The plan is needed to ensure:
• Quick reporting of spill
• Clear chain of command
• Rapid deployment of equipment
• Protection of sensitive coastal areas
• Coordination among multiple agencies
• Safe clean-up and disposal
• Assessment of environmental damage
• Compensation and liability process
India’s Framework
India has a national framework called the National Oil Spill Disaster Contingency Plan, commonly called NOSDCP.
The Indian Coast Guard is the Central Coordinating Authority for oil spill response in Indian waters. It has been entrusted with the responsibility of protecting India’s marine environment from oil pollution since March 1986. The NOSDCP was drafted by the Indian Coast Guard and approved in 1993, and it remains the foundational framework for national oil spill preparedness.
The Coast Guard’s pollution-response responsibilities include surveillance of maritime zones against oil spills, implementation of the national contingency plan, and combating oil spills in India’s maritime zones except within the jurisdiction of ports and oil installations.
To operationalise the plan, the Indian Coast Guard has established four Pollution Response Centres at:
• Mumbai
• Chennai
• Port Blair
• Vadinar
These centres help maintain equipment, response capability and regional preparedness.
Response Structure
Oil spill response usually works through a tiered system.
Tier 1 refers to small local spills that can be handled by the port, ship, oil terminal or facility itself.
Tier 2 refers to larger spills that require regional support, specialised equipment and coordination between multiple agencies.
Tier 3 refers to major spills that require national-level mobilisation and possibly international assistance.
This tiered response is important because not every spill requires the same level of intervention.
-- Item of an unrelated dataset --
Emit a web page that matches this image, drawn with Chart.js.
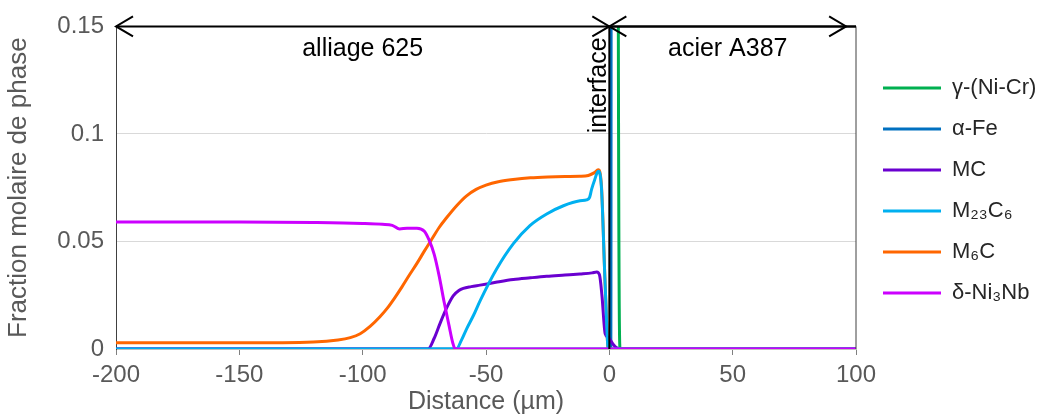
<!DOCTYPE html>
<html>
<head>
<meta charset="utf-8">
<script src="https://cdn.jsdelivr.net/npm/chart.js@4.4.1/dist/chart.umd.min.js"></script>
<style>
  html, body { margin: 0; padding: 0; background: #fff; }
  #wrap { width: 1043px; height: 419px; }
</style>
</head>
<body>
<div id="wrap"><canvas id="chart" width="1043" height="419"></canvas></div>
<script>
// Phase fractions vs distance (µm)
const gammaX = [-200, 3.5, 3.65, 4.4, 100];
const gammaY = [0.9, 0.9, 0.15, 0, 0];

const alphaX = [-200, 0.6, 1.1, 100];
const alphaY = [0, 0, 0.95, 0.95];

const mcX = [-200, -73.5, -71, -68.7, -66, -63.3, -61, -59.2, -56, -52.4, -46, -38.9, -32, -25.4, -18, -11.9, -7, -5.1, -4, -3, -1.7, -0.5, 0.5, 1.5, 2.5, 4, 100];
const mcY = [0, 0, 0.005, 0.0117, 0.019, 0.0247, 0.0272, 0.0282, 0.029, 0.0297, 0.031, 0.0323, 0.0331, 0.0338, 0.0344, 0.0349, 0.0354, 0.0358, 0.0345, 0.025, 0.0072, 0.0055, 0.004, 0.0022, 0.001, 0, 0];

const m23X = [-200, -62, -60, -57.8, -55, -52.4, -45.7, -38.9, -32.2, -25.4, -18.6, -11.9, -9.2, -8, -7.2, -6, -4.5, -3.2, -1.7, -0.4, 100];
const m23Y = [0, 0, 0.004, 0.0095, 0.0158, 0.0224, 0.0372, 0.049, 0.0574, 0.0628, 0.0666, 0.0689, 0.0693, 0.0705, 0.0742, 0.0785, 0.0826, 0.075, 0.030, 0, 0];

const m6X = [-200, -150, -120, -110, -105, -101, -97, -93, -90, -87, -84, -81, -78, -75, -72, -69, -66, -62, -58, -54, -50, -45, -39, -32, -25, -18, -12, -8.5, -6, -4.5, -3.2, -1.7, -0.4, 100];
const m6Y = [0.0029, 0.0029, 0.0033, 0.0042, 0.0053, 0.0071, 0.0105, 0.015, 0.019, 0.0238, 0.029, 0.0345, 0.0398, 0.0455, 0.051, 0.0565, 0.061, 0.0665, 0.0711, 0.0742, 0.0762, 0.0778, 0.0788, 0.0796, 0.080, 0.0802, 0.0803, 0.0807, 0.082, 0.0833, 0.076, 0.030, 0, 0];

const deltaX = [-200, -150, -120, -100, -92, -88, -85, -82, -78, -75, -73, -71, -69, -67, -65, -63.5, -62.5, 100];
const deltaY = [0.059, 0.059, 0.0588, 0.0584, 0.058, 0.0575, 0.0558, 0.0562, 0.0562, 0.0548, 0.0505, 0.044, 0.034, 0.022, 0.011, 0.003, 0, 0];

const seriesNames = ['γ-(Ni-Cr)', 'α-Fe', 'MC', 'M₂₃C₆', 'M₆C', 'δ-Ni₃Nb'];
const seriesColors = ['#00b050', '#0070c0', '#6a00d0', '#00b0f0', '#ff6600', '#cc00ff'];
// drawing order: lower number ends up on top
const seriesOrder = [5, 4, 2, 1, 3, 0];

// region annotations along the top of the plot
const regions = [
  { from: -200, to: 0, label: 'alliage 625' },
  { from: 0, to: 96, label: 'acier A387' }
];
const interfaceAt = 0;
const interfaceLabel = 'interface';

const xMin = -200, xMax = 100;
const yMin = 0, yMax = 0.15;

const FONT = '"Liberation Sans", Arial, sans-serif';

function points(xs, ys) {
  return xs.map((x, i) => ({ x: x, y: ys[i] }));
}

const allX = [gammaX, alphaX, mcX, m23X, m6X, deltaX];
const allY = [gammaY, alphaY, mcY, m23Y, m6Y, deltaY];

const datasets = seriesNames.map((name, i) => ({
  label: name,
  data: points(allX[i], allY[i]),
  borderColor: seriesColors[i],
  backgroundColor: seriesColors[i],
  borderWidth: 3,
  pointRadius: 0,
  cubicInterpolationMode: 'monotone',
  fill: false,
  order: seriesOrder[i]
}));

function drawArrowHead(ctx, tipX, tipY, dir) {
  const len = 17, half = 10;
  ctx.beginPath();
  ctx.moveTo(tipX + dir * len, tipY - half);
  ctx.lineTo(tipX, tipY);
  ctx.lineTo(tipX + dir * len, tipY + half);
  ctx.stroke();
}

const annotationPlugin = {
  id: 'annotations',
  afterDatasetsDraw(chart) {
    const { ctx, scales: { x, y } } = chart;
    const yTop = y.getPixelForValue(yMax);
    const yBottom = y.getPixelForValue(yMin);
    ctx.save();

    // right frame line
    ctx.strokeStyle = '#404040';
    ctx.lineWidth = 1;
    ctx.beginPath();
    ctx.moveTo(x.getPixelForValue(xMax), yTop);
    ctx.lineTo(x.getPixelForValue(xMax), yBottom);
    ctx.stroke();

    // interface line
    const xi = x.getPixelForValue(interfaceAt);
    ctx.strokeStyle = '#000';
    ctx.lineWidth = 2;
    ctx.beginPath();
    ctx.moveTo(xi, yTop);
    ctx.lineTo(xi, yBottom);
    ctx.stroke();

    // double arrows and region labels
    ctx.lineWidth = 2;
    ctx.fillStyle = '#000';
    ctx.font = '25px ' + FONT;
    ctx.textAlign = 'center';
    ctx.textBaseline = 'alphabetic';
    regions.forEach(r => {
      const x1 = x.getPixelForValue(r.from);
      const x2 = x.getPixelForValue(r.to);
      ctx.beginPath();
      ctx.moveTo(x1, yTop);
      ctx.lineTo(x.getPixelForValue(xMax), yTop);
      ctx.stroke();
      drawArrowHead(ctx, x1, yTop, 1);
      drawArrowHead(ctx, x2, yTop, -1);
      ctx.fillText(r.label, x.getPixelForValue((r.from + r.to) / 2), yTop + 30);
    });

    // interface label, rotated
    ctx.save();
    ctx.translate(xi - 3, yTop + 11);
    ctx.rotate(-Math.PI / 2);
    ctx.textAlign = 'right';
    ctx.textBaseline = 'alphabetic';
    ctx.fillText(interfaceLabel, 0, 0);
    ctx.restore();

    ctx.restore();
  }
};

new Chart(document.getElementById('chart'), {
  type: 'line',
  data: { datasets: datasets },
  plugins: [annotationPlugin],
  options: {
    responsive: false,
    animation: false,
    devicePixelRatio: 1,
    layout: { padding: { top: 21, left: 0, right: 0, bottom: 0 } },
    plugins: {
      tooltip: { enabled: false },
      legend: {
        position: 'right',
        align: 'start',
        maxWidth: 179,
        title: { display: true, text: '', font: { size: 10 }, padding: { top: 25, bottom: 0 } },
        labels: {
          usePointStyle: true,
          pointStyle: 'line',
          pointStyleWidth: 58,
          padding: 19,
          color: '#262626',
          font: { family: FONT, size: 22 },
          sort: (a, b) => a.datasetIndex - b.datasetIndex
        }
      }
    },
    scales: {
      x: {
        type: 'linear',
        min: xMin,
        max: xMax,
        ticks: {
          stepSize: 50,
          color: '#595959',
          font: { family: FONT, size: 24 },
          padding: 6,
          maxRotation: 0
        },
        grid: { drawOnChartArea: false, drawTicks: true, tickLength: 6, color: '#808080' },
        border: { color: '#bfbfbf' },
        title: {
          display: true,
          text: 'Distance (µm)',
          color: '#595959',
          font: { family: FONT, size: 25 },
          padding: { top: 0, bottom: 2 }
        },
        afterFit: s => { s.height = 70; }
      },
      y: {
        min: yMin,
        max: yMax,
        ticks: {
          stepSize: 0.05,
          color: '#595959',
          font: { family: FONT, size: 24 },
          padding: 12,
          callback: v => String(Number(v.toFixed(2)))
        },
        grid: { color: '#d9d9d9', drawTicks: false },
        border: { color: '#404040' },
        title: {
          display: true,
          text: 'Fraction molaire de phase',
          color: '#595959',
          font: { family: FONT, size: 26 },
          padding: { top: 3, bottom: 0 }
        },
        afterFit: s => { s.width = 116; }
      },
      // empty spacer between plot area and legend
      gap: {
        position: 'right',
        grid: { display: false },
        border: { display: false },
        ticks: { display: false },
        afterFit: s => { s.width = 8; }
      }
    }
  }
});
</script>
</body>
</html>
A minor spill at a port and a major tanker accident near the coast need different scales of response.
Main response tools include:
• Oil containment booms
• Skimmers
• Dispersants
• Sorbent materials
• Temporary storage tanks
• Shoreline clean-up teams
• Aerial surveillance
• Satellite monitoring
• Oil spill trajectory modelling
Role of Indian Coast Guard
The Indian Coast Guard plays the lead role in marine oil spill response in India’s maritime zones.
Its role includes:
• Detecting and reporting oil spills
• Coordinating response agencies
• Deploying ships and aircraft
• Using pollution-response equipment
• Monitoring oil slick movement
• Supporting coastal states and ports
• Conducting national-level exercises
• Training stakeholders
• Reviewing preparedness under NOSDCP
The Coast Guard also conducts the National Level Pollution Response Exercise, known as NATPOLREX, to test India’s response preparedness.
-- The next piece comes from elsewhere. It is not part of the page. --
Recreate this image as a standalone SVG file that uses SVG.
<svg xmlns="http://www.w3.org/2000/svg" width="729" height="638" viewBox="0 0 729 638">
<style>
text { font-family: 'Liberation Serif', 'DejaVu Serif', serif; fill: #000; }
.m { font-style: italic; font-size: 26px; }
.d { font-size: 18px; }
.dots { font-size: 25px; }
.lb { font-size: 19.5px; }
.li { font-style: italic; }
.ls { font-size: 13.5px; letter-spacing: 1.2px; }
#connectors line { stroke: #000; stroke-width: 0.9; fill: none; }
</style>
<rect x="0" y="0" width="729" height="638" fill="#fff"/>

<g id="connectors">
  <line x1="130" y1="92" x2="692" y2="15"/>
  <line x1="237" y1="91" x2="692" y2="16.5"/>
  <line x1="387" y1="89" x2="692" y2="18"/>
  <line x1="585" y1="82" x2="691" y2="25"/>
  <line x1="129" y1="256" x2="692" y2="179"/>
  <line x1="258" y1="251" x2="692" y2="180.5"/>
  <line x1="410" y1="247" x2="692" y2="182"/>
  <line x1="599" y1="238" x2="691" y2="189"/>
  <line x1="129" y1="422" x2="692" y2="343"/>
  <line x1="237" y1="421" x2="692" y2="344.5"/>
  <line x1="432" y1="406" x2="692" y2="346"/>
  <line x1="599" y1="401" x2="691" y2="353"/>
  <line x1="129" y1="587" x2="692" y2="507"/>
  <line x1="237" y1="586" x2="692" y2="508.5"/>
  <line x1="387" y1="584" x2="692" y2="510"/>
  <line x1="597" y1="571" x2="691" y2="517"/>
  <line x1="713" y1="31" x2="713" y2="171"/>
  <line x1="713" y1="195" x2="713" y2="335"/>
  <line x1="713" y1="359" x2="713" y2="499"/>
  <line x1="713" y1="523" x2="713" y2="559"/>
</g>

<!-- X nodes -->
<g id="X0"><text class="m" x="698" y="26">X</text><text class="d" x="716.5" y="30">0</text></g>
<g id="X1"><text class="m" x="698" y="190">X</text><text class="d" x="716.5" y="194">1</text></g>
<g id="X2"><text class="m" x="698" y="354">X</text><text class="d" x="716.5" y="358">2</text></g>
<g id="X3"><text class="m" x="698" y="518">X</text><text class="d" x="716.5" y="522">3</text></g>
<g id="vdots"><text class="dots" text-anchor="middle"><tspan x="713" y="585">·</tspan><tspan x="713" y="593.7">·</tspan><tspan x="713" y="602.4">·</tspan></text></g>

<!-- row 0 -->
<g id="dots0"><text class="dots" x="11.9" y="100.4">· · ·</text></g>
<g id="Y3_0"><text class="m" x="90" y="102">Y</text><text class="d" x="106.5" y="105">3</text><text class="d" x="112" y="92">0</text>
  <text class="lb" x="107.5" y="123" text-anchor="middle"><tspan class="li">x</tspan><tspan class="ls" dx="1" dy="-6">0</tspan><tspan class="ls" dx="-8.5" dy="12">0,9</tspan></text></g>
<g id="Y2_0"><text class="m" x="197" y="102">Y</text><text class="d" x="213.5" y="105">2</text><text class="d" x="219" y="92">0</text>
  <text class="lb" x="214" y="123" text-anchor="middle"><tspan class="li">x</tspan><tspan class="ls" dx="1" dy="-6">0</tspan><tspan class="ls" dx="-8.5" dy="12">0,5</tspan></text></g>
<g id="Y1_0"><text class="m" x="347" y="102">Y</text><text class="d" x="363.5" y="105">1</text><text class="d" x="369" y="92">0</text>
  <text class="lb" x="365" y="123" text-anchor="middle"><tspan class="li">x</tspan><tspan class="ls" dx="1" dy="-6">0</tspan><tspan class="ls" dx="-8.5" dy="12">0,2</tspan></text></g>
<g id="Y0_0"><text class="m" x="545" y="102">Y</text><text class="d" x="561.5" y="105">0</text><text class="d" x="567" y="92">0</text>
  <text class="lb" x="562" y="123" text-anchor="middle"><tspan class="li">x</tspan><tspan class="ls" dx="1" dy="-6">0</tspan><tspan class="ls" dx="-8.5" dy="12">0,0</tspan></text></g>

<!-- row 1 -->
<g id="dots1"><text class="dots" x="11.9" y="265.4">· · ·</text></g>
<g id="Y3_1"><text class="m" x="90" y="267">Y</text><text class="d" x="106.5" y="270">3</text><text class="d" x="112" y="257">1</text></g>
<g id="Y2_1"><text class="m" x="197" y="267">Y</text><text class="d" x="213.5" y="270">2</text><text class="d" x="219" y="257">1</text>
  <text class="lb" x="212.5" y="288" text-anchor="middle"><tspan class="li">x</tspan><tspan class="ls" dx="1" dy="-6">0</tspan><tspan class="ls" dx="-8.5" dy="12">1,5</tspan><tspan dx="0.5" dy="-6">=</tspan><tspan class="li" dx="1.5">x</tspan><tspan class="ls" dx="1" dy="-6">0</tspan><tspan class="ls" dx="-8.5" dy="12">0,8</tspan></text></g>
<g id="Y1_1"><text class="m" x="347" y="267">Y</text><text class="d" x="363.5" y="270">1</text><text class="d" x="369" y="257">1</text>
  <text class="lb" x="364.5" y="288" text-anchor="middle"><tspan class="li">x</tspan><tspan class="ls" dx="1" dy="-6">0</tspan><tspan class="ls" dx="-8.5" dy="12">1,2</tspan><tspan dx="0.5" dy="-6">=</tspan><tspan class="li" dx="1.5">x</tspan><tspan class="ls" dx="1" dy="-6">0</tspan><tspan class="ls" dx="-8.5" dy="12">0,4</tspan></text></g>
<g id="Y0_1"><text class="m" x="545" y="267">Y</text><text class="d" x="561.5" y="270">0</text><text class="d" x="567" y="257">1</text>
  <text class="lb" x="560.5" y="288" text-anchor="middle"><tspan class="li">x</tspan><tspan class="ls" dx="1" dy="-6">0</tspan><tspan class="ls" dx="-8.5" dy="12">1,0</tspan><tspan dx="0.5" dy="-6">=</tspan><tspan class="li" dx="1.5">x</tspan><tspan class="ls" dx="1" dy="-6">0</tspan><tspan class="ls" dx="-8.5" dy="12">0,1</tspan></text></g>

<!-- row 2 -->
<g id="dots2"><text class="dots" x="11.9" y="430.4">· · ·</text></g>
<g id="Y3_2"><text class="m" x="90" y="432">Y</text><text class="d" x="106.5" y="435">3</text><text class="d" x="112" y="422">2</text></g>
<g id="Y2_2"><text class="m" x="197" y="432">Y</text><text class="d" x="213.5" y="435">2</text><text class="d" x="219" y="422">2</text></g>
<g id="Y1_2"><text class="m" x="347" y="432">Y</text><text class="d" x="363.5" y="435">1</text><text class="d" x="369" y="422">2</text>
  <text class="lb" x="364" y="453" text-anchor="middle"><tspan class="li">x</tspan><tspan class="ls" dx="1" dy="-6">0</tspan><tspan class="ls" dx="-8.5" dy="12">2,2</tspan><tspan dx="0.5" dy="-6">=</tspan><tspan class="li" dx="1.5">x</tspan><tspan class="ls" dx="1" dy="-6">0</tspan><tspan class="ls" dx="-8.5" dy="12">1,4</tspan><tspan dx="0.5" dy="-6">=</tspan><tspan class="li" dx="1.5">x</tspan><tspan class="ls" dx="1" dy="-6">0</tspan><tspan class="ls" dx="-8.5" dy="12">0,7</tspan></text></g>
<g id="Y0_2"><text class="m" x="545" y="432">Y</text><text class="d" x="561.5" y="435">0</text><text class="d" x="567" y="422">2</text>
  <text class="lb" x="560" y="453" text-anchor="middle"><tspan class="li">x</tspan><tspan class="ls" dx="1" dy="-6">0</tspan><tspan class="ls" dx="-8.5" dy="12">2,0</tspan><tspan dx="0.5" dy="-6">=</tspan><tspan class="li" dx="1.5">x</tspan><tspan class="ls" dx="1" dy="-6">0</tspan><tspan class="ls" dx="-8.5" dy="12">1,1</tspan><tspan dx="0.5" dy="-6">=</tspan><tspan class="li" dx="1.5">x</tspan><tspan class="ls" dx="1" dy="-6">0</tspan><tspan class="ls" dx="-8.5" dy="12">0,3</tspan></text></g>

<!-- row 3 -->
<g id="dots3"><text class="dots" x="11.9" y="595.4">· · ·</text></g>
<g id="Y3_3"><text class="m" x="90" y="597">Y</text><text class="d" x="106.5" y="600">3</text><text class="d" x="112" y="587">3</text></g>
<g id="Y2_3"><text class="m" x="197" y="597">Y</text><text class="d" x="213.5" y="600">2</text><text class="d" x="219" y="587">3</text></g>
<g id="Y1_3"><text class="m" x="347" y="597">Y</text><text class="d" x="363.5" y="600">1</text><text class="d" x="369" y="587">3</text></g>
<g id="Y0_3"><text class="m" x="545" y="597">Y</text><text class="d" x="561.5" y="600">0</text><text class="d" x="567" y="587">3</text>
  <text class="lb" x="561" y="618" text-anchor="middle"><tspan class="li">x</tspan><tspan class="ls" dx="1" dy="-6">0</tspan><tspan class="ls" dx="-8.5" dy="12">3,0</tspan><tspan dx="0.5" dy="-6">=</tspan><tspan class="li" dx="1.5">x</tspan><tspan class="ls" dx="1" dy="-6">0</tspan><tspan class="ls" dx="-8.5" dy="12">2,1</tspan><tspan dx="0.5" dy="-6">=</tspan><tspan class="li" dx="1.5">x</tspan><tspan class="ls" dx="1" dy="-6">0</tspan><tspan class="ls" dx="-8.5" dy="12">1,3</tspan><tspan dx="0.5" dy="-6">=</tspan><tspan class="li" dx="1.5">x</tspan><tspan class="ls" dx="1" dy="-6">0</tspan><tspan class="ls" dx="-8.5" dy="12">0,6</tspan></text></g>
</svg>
In October 2025, the Indian Coast Guard conducted the 10th NATPOLREX-X along with the 27th NOSDCP meeting off Chennai. The exercise involved central ministries, coastal state governments, major ports, oil-handling agencies, maritime organisations and foreign observers from 32 countries. It was meant to evaluate and improve India’s preparedness for marine oil spill incidents.
Recent Context
Oil spill preparedness became especially relevant after the MSC ELSA3 incident off Kerala in May 2025. The Liberia-flagged container vessel capsized and sank in the Arabian Sea, releasing fuel and containers into the sea.
Authorities rescued all 24 crew members, while the Indian Coast Guard deployed ships and a Dornier aircraft to contain the oil slick. The vessel was carrying hundreds of containers, including hazardous materials, which increased environmental concern.
The incident showed why oil spill contingency planning is not limited to oil tankers. Container vessels, cargo ships and ships carrying hazardous substances can also create marine pollution emergencies.
Importance
Oil Spill Contingency Plans are important because coastal and marine areas are ecologically and economically sensitive.
India has a long coastline, major ports, offshore oil activities, dense coastal settlements, fishing communities, tourism centres, mangroves, coral reefs and estuaries. Any major oil spill can affect both ecology and livelihood.
The plan helps in:
• Reducing response time
• Protecting marine biodiversity
• Safeguarding fisheries
• Protecting beaches and tourism
• Coordinating multiple agencies
• Reducing economic loss
• Ensuring accountability
• Supporting compensation claims
Oil spill planning is especially important for sensitive areas such as the Gulf of Kachchh, Mumbai coast, Kerala coast, Sundarbans, Gulf of Mannar, Andaman and Nicobar Islands and major port regions.
Challenges
The biggest challenge is speed. Oil spreads quickly, and delayed response makes clean-up harder.
The second challenge is coordination. Oil spill response may involve the Coast Guard, ports, state governments, pollution control boards, fisheries department, shipping companies, oil companies, local bodies and disaster management authorities.
The third challenge is ecological sensitivity. Mangroves, coral reefs, wetlands and fish breeding areas are difficult to clean without causing further damage.
Major challenges include:
• Delay in spill detection
• Limited specialised equipment in some regions
• Coordination gaps among agencies
• Disposal of oily waste
• Damage assessment difficulty
• Compensation and liability disputes
• Protection of fishermen’s livelihoods
• Response during rough weather
• Hazardous cargo along with oil spill
India also needs stronger local-level preparedness because the first few hours after a spill are critical.
Relevance
Oil Spill Contingency Plan is important for environmental governance, disaster management and maritime security.
It connects with:
• Marine pollution control
• Coastal zone management
• Disaster preparedness
• Blue economy
• Fisheries livelihood
• Port-led development
• Shipping safety
• Environmental liability
• International maritime cooperation
India’s preparedness should focus on better surveillance, real-time oil spill modelling, stronger port-level plans, modern response equipment, trained coastal communities and regular multi-agency exercises.
Conclusion
An Oil Spill Contingency Plan is essential for quick and coordinated response to marine oil pollution. For India, strong implementation of NOSDCP is important to protect coastal ecosystems, fisheries, ports and maritime security.